Garefrekes scored on a header in the 10th minute, beating defender Marie-Eve Nault to a cross from Peter from the left wing to the right side of the box, launching an arcing shot past McLeod that brought the festive crowd of 73,680 — a sellout at the storied Olympiastadion — to its feet.
Okoyino Da Mbabi doubled Germany’s lead in the 42nd when she sprinted through Canada’s backline to run onto a right-footed lob from Garefrekes for a 40-yard breakaway. She calmly slotted the ball past McLeod from the top of the six-yard-box as Morace hollered at the referee that the play was offside.
Television replays showed Nault had played the German goalscorer onside.
Sinclair’s goal, a curling boot from 25 yards that soared past ’keeper Nadine Angerer and into the top right corner, breathed some late life into a Canadian side that was under attack. Emily Zurrer had a chance to tie it up in the dying minutes, but fired a cross from Robyn Gayle just high. It was one of numerous chances the sixth-ranked Canadians couldn’t make good on.
Sinclair missed on a glorious chance in the sixth minute when Jonelle Filigno sent her in with a clear shot on net from just outside the 18-yard-box. The 28-year-old fired the ball over the net, rubbing her face in frustration as she jogged back up the field.

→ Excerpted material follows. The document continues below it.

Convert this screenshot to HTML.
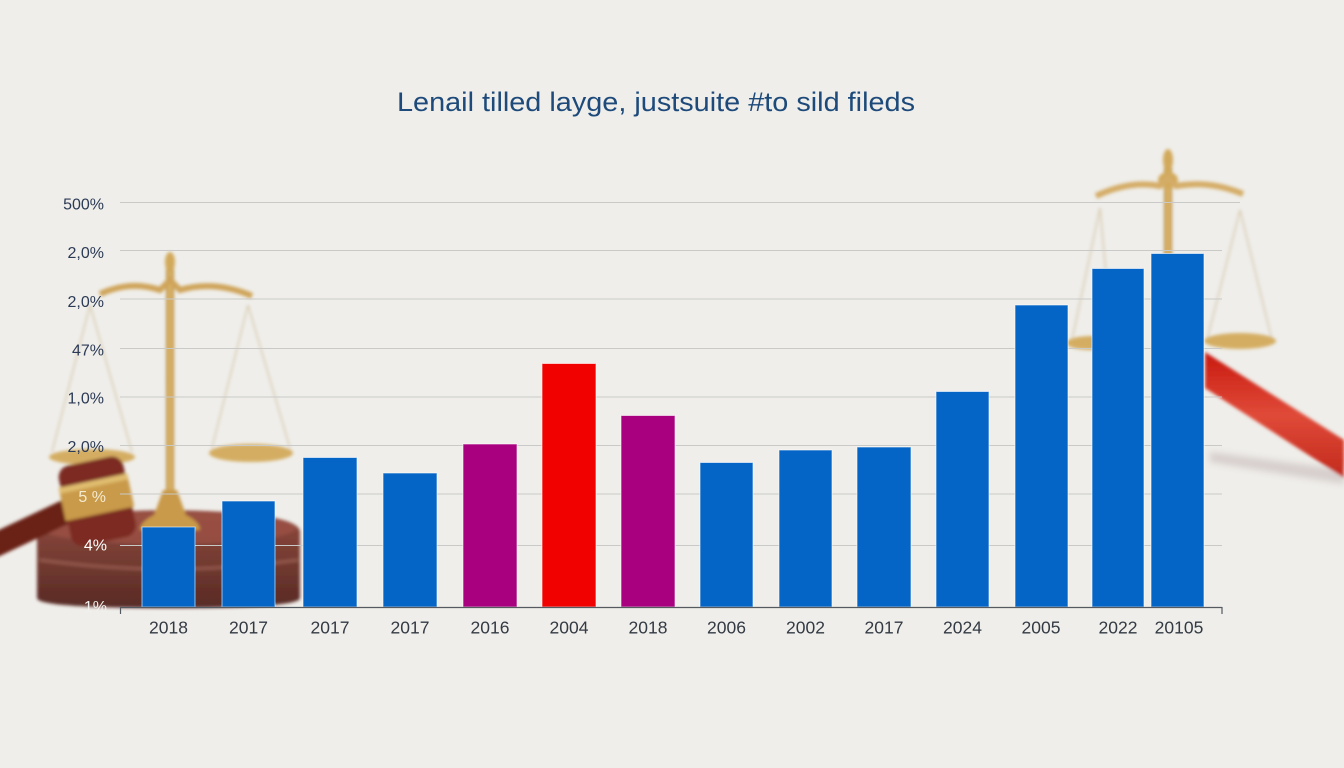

“She’s fabulous, I have nothing but good things to say about (Sinclair),” said Canadian midfielder Sophie Schmidt. “When that free kick happened, we couldn’t decide what we wanted to do, and she said, ’I got it, don’t worry. This is mine.’ I think she wanted to redeem herself from that first shot she had in the first half. And she did great.”
The capacity crowd and the stadium itself were the other stars of the tournament’s official opening match. The fans that poured into Olympiastadion — almost all of them dressed in the black, red and gold of Germany — marked the largest crowed assembled for a women’s World Cup match since the gathering of 90,185 that watched the Americans win the 1999 final at the Rose Bowl in Pasadena, Calif.
“Amazing,” said Schmidt. “Words cannot describe. I think it may not ever happen again in women’s soccer and I’m very thankful and blessed to have been a part of it. I’ve been dreaming about this game today for a very long time and it still blew my expectations of what I thought it was going to be.”
The storied stadium was a picture-perfect setting. Thousands of fans were already bouncing to live music and guzzling beer on the plaza outside the tournament’s biggest venue a couple of hours before kickoff, the Germans decked out in an array of festive hats and wigs, and painted faces.
“Standing in the tunnel, we were like, wow, this is actually happening for real, and then for the gate to open up and the crowd to go crazy, it couldn’t help but put a smile on your face,” Schmidt said. “I couldn’t thank them enough for the atmosphere they created, especially for women’s soccer. It’s fantastic.”
Pockets of Canadian flags dotted the stadium — Canadian Soccer Association officials said 500 Canadians were in attendance — and the Canadian players received a warm ovation when they ran onto the pitch for warmup.
“Fantastic,” Morace said of the crowd. “I love soccer, I was a player too and I hope that many countries will copy what the German federation do for German soccer.”
The Canadians now face No. 7 France in a game they can’t lose. The French edged 27th-ranked Nigeria 1-0 in the tournament’s first game Sunday in Sinsheim.
The top two teams in each of the four groups of the 16-country tournament advance to the quarter-finals.